Karl Marx was not the originator of socialism. The ideal of socialism was fully elaborated when Marx adopted the socialist creed. Nothing could be added to the praxeological conception of the socialist system as developed by his predecessors, and Marx did not add anything. Neither did Marx refute the objections against the feasibility, desirability, and advantageousness of socialism raised by earlier authors and by his contemporaries. He never even embarked upon such a venture, fully aware as he was of his inability to succeed in it. All that he did to fight the criticisms of socialism was to hatch out the doctrine of polylogism.
However, the services that Marx rendered to the socialist propaganda were not confined to the invention of polylogism. Still more important was his doctrine of the inevitability of socialism.

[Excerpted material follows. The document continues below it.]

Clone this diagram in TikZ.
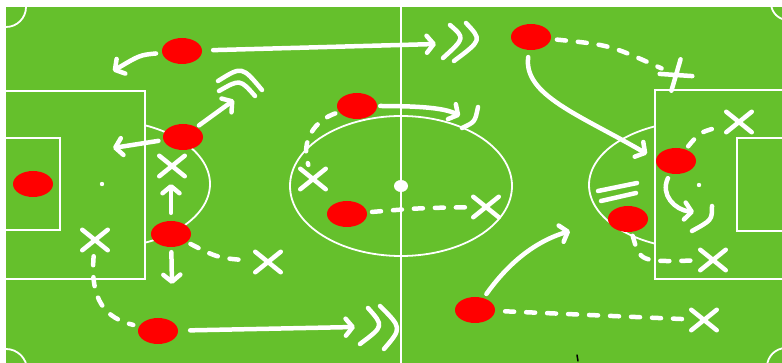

Marx lived in an age in which the doctrine of evolutionary meliorism [p. 694] was almost generally accepted. The invisible hand of Providence leads men, independently of their wills, from lower and less perfect stages to higher and more perfect ones. There prevails in the course of human history an inevitable tendency toward progress and improvement. Each later stage of human affairs is, by virtue of its being a later stage, also a higher and better stage. Nothing is permanent in human conditions except this irresistible urge toward progress. Hegel, who died a few years before Marx entered the scene, had presented this doctrine in his fascinating philosophy of history, and Nietzsche, who entered the scene at the time when Marx withdrew, made it the focal point of his no less fascinating writings. It has been the myth of the last two hundred years.
What Marx did was to integrate the socialist creed into this meliorist doctrine. The coming of socialism is inevitable, and this by itself proves that socialism is a higher and more perfect state of human affairs than the preceding state of capitalism. It is vain to discuss the pros and cons of socialism. socialism is bound to come "with the inexorability of a law of nature." Only morons can be so stupid as to question whether what is bound to come is more beneficial than what preceded it. Only bribed apologists of the unjust claims of the exploiters can be so insolent as to find any fault with socialism.
If we attribute the epithet Marxian to all those who agree with this doctrine, we must call the immense majority of our contemporaries Marxians. These people agree that the coming of socialism is both absolutely inevitable and highly desirable. The "wave of the future" drives mankind toward socialism. Of course, they disagree with one another as to who is to be entrusted with the captaincy of the socialist ship of state. There are many candidates for this job.
Marx tried to prove his prophecy in a twofold way. The first is the method of Hegelian dialectics. Capitalist private property is the first negation of individual private property and must beget its own negation, viz., the establishment of public property in the means of production. Things were as simple as that for the hosts of Hegelian writers who infested Germany in the days of Marx.
The second method is the demonstration of the unsatisfactory conditions brought about by capitalism. Marx's critique of the capitalist mode of production is entirely wrong. Even the most orthodox Marxians are not bold enough to support seriously its essential thesis, namely, that capitalism results in a progressive impoverishment of the wage earners. But if one admits for the sake of argument all the [p. 695] absurdities of the Marxian analysis of capitalism, nothing is yet won for the demonstration of the two theses, viz., that socialism is bound to come and that it is not only a better system than capitalism, but even the most perfect system, the final realization of which will bring to man eternal bliss in his earthly life. All the sophisticated syllogisms of the ponderous volumes published by Marx, Engels, and hundreds of Marxian authors cannot conceal the fact that the only and ultimate source of Marx's prophecy is an alleged inspiration by virtue of which Marx claims to have guessed the plans of the mysterious powers determining the course of history. Like Hegel, Marx was a prophet communicating to the people the revelation that an inner voice had imparted to him.
The outstanding fact in the history of socialism between 1848 and 1920 was that the essential problems concerning its working were hardly ever touched upon. The Marxian taboo branded all attempts to examine the economic problems of a socialist commonwealth as "unscientific." Nobody was bold enough to defy this ban. It was tacitly assumed by both the friends and the foes of socialism that socialism is a realizable system of mankind's economic organization. The vast literature concerning socialism dealt with alleged shortcomings of capitalism and with the general cultural implications of socialism. It never dealt with the economics of socialism as such.
The socialist creed rests upon three dogmas:
First: Society is an omnipotent and omniscient being, free from human frailty and weakness.
Second: The coming of socialism is inevitable.
Third: As history is a continuous progress from less perfect conditions to more perfect conditions, the coming of socialism is desirable.
For praxeology and economics the only problem to be discussed in regard to socialism is this: Can a socialist system operate as a system of the division of labor?